In 2012, as a member of the National Assembly, Machado clashed with Hugo Chávez in a televised debate, accusing him of exploiting Venezuelans through continuous expropriations. “Eagles don't hunt flies,” Chávez responded — implying he was the eagle and she was the fly.

Unlike Chávez, his successor Maduro directly targeted Machado. In the weeks leading up to this year’s election, she faced a range of covert attacks launched by the regime. Hotels around the country where she had previously stayed turned out to be closed. The gas station where she filled her car’s tank was suddenly under repair. A doctor who took selfies with her was suddenly fired. The owners of the cafes where she bought empanadas were warned that they could be driven out of business. Finally, a few days before the election, Maria Corina discovered that her car’s brake hose had been cut.

What lies ahead for Venezuela? The opposition's primary goal is to push for the publication of voting protocols to prove the election was stolen.

Maduro's advisers are urging him to arrest Maria Machado and Edmundo Gonzalez on charges of attempted coup d'état — though it's doubtful the government would dare to take such a drastic step.
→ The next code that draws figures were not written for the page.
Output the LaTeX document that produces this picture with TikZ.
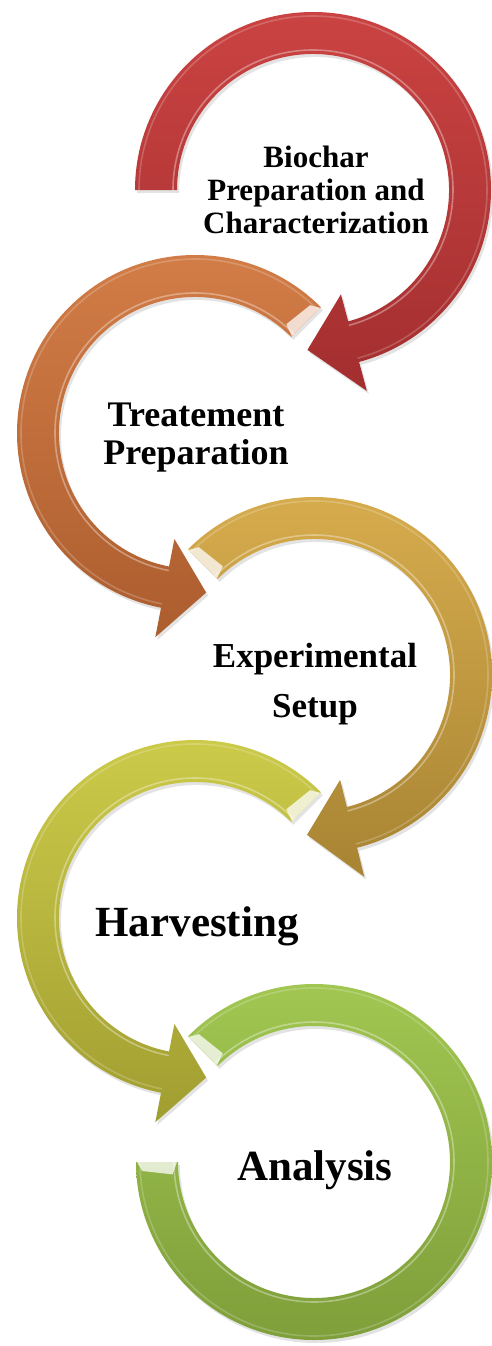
\documentclass[tikz,border=0pt]{standalone}
\usepackage{fontspec}
\setmainfont{Liberation Serif}
\usepackage{tikz}
\usetikzlibrary{calc,shadows}
\definecolor{red500}{HTML}{CA4342}
\definecolor{red700}{HTML}{A32E2F}
\definecolor{copper500}{HTML}{D47E48}
\definecolor{copper700}{HTML}{AC5D2E}
\definecolor{gold500}{HTML}{D8AD4E}
\definecolor{gold700}{HTML}{A88433}
\definecolor{olive500}{HTML}{CDCC4A}
\definecolor{olive700}{HTML}{A19E31}
\definecolor{lime500}{HTML}{A3C852}
\definecolor{lime700}{HTML}{7D9D39}
\tikzset{
  ring/.style={drop shadow={opacity=.22, shadow xshift=2pt, shadow yshift=-3pt}},
  redring/.style={ring, top color=red500, bottom color=red700},
  copperring/.style={ring, top color=copper500, bottom color=copper700},
  goldring/.style={ring, top color=gold500, bottom color=gold700},
  olivering/.style={ring, top color=olive500, bottom color=olive700},
  limering/.style={ring, top color=lime500, bottom color=lime700},
  gloss/.style={draw=white, line width=1.6pt, line cap=round, opacity=.35},
  bevel/.style={fill=white, opacity=.75},
  steplabel/.style={align=center, inner sep=0pt, text=black},
}
% ring arrow: style, centre, tail angle, barb angle, tip angle
\newcommand{\cyclearrow}[5]{%
  \path[#1] ($(#2)+(#3:178)$) arc[start angle=#3, end angle=#4, radius=178pt]
    -- ($(#2)+(#4:208)$) -- ($(#2)+(#5:160)$) -- ($(#2)+(#4:108)$)
    -- ($(#2)+(#4:136)$) arc[start angle=#4, end angle=#3, radius=136pt] -- cycle;
  \draw[gloss] ($(#2)+(#3:140)$) arc[start angle=#3, end angle=#4, radius=140pt];
  \draw[gloss, opacity=.2] ($(#2)+(#3:174)$) arc[start angle=#3, end angle=#4, radius=174pt];
}
% bevelled cut: centre, cut angle, inner angle, outer angle
\newcommand{\ringbevel}[4]{%
  \fill[bevel] ($(#1)+(#2:177)$) -- ($(#1)+(#2:137)$) -- ($(#1)+(#3:142)$) -- ($(#1)+(#4:172)$) -- cycle;
}

\begin{document}
\begin{tikzpicture}[x=1pt, y=1pt]
  \useasboundingbox (0,0) rectangle (492,-1346);

  \coordinate (c1) at (313,-190);
  \coordinate (c2) at (195,-433);
  \coordinate (c3) at (314,-675);
  \coordinate (c4) at (195,-918);
  \coordinate (c5) at (314,-1162);

  % arrows
  \cyclearrow{redring}{c1}{180}{-75}{-92}
  \cyclearrow{copperring}{c2}{45}{259}{274}
  \ringbevel{c2}{45}{50}{48}
  \cyclearrow{goldring}{c3}{135}{-76}{-92.5}
  \ringbevel{c3}{135}{130}{132}
  \cyclearrow{olivering}{c4}{45}{259}{274}
  \ringbevel{c4}{45}{50}{48}

  % last ring, no head
  \path[limering] ($(c5)+(135:178)$) arc[start angle=135, end angle=-180, radius=178pt]
    -- ($(c5)+(180:136)$) arc[start angle=-180, end angle=135, radius=136pt] -- cycle;
  \draw[gloss] ($(c5)+(135:140)$) arc[start angle=135, end angle=-180, radius=140pt];
  \draw[gloss, opacity=.2] ($(c5)+(135:174)$) arc[start angle=135, end angle=-180, radius=174pt];
  \ringbevel{c5}{135}{130}{132}
  \ringbevel{c5}{180}{185}{183}

  % labels
  \node[steplabel, font=\fontsize{31}{33}\selectfont\bfseries] (t1) at (316,-190) {Biochar\\Preparation and\\Characterization};
  \node[steplabel, font=\fontsize{36}{38}\selectfont\bfseries] (t2) at (196,-438) {Treatement\\Preparation};
  \node[steplabel, font=\fontsize{35}{36}\selectfont\bfseries] (t3) at (315,-684) {Experimental\\[14pt]Setup};
  \node[steplabel, font=\fontsize{43}{45}\selectfont\bfseries] (t4) at (197,-926) {Harvesting};
  \node[steplabel, font=\fontsize{43}{45}\selectfont\bfseries] (t5) at (315,-1170) {Analysis};
\end{tikzpicture}
\end{document}
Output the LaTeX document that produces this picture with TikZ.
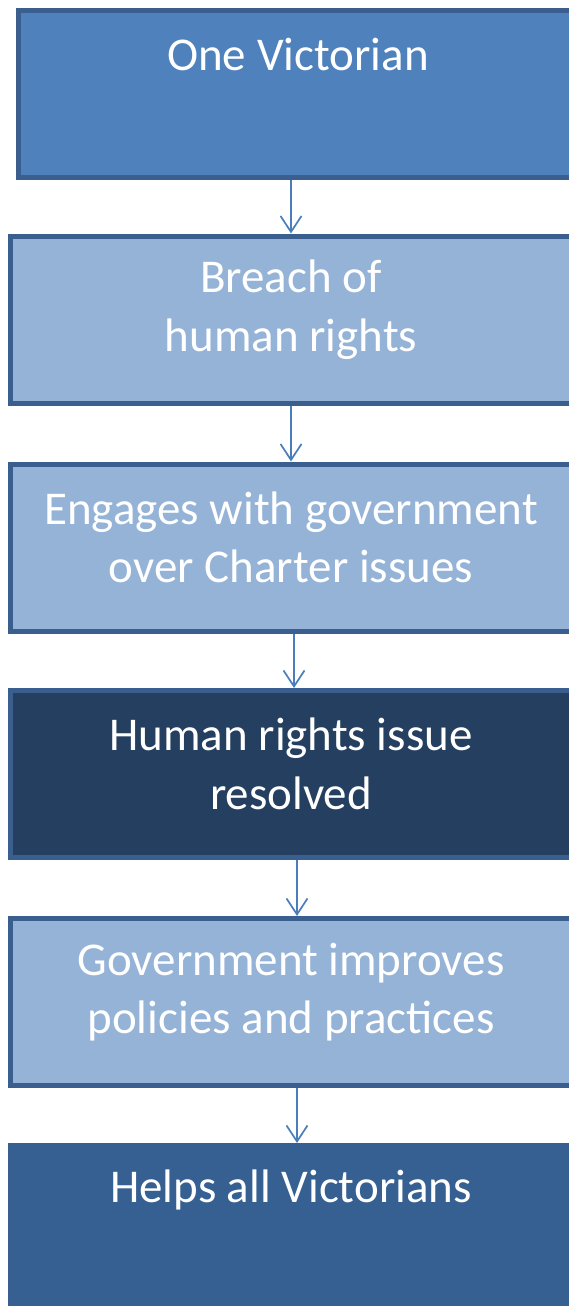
\documentclass[tikz,border=0pt]{standalone}
\usepackage{fontspec}
\setmainfont{Carlito}
\usetikzlibrary{arrows.meta}
\definecolor{boxline}{HTML}{3A5F8E}
\definecolor{midblue}{HTML}{4F81BD}
\definecolor{lightblue}{HTML}{95B3D7}
\definecolor{darkblue}{HTML}{243F60}
\definecolor{lastblue}{HTML}{366092}
\definecolor{arrowblue}{HTML}{4A7EBB}

\tikzset{
  stepbox/.style={rectangle, draw=boxline, line width=5pt, minimum width=561pt, minimum height=167pt, inner sep=0pt},
  boxtext/.style={text=white, align=center, font=\fontsize{47}{58.5}\selectfont, inner sep=0pt},
  flow/.style={draw=arrowblue, line width=1.7pt, -{Straight Barb[length=16pt, width=21pt, line width=1.7pt]}}
}

\begin{document}
\begin{tikzpicture}[x=1pt, y=1pt]
    \useasboundingbox (0,0) rectangle (569,-1306);

    \node[stepbox, fill=midblue, minimum width=559pt] (b1) at (298,-94) {};
    \node[stepbox, fill=lightblue] (b2) at (291,-319.5) {};
    \node[stepbox, fill=lightblue] (b3) at (291,-547.5) {};
    \node[stepbox, fill=darkblue] (b4) at (291,-774) {};
    \node[stepbox, fill=lightblue] (b5) at (291,-1002) {};
    \node[stepbox, fill=lastblue, line width=1pt, minimum width=565pt, minimum height=171pt] (b6) at (291,-1229) {};

    \node[boxtext] (t1) at ([yshift=39pt]b1.center) {One Victorian};
    \node[boxtext] (t2) at ([yshift=10pt]b2.center) {Breach of\\human rights};
    \node[boxtext] (t3) at ([yshift=10pt]b3.center) {Engages with government\\over Charter issues};
    \node[boxtext] (t4) at ([yshift=10pt]b4.center) {Human rights issue\\resolved};
    \node[boxtext] (t5) at ([yshift=10pt]b5.center) {Government improves\\policies and practices};
    \node[boxtext] (t6) at ([yshift=39pt]b6.center) {Helps all Victorians};

    \draw[flow] (b1.south -| b2.north) -- (b2.north);
    \draw[flow] (b2.south) -- (b3.north);
    \draw[flow] ([xshift=3pt]b3.south) -- ([xshift=3pt]b4.north);
    \draw[flow] ([xshift=6pt]b4.south) -- ([xshift=6pt]b5.north);
    \draw[flow] ([xshift=6pt]b5.south) -- ([xshift=6pt]b6.north);
  \end{tikzpicture}
\end{document}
Venezuela's political isolation is growing by the day, and the U.S. is likely to strengthen oil sanctions despite its reluctance to sever ties with Caracas. Maduro has a lot to lose — unlike Lukashenko, he has a lot of oil to trade. Russia and Iran are far away, but America is close. Election falsification, which Venezuelans have called a fraud of historic proportions, could represent a time bomb for Maduro and his “den of thieves.” For now, however, no one knows when the detonator might go off.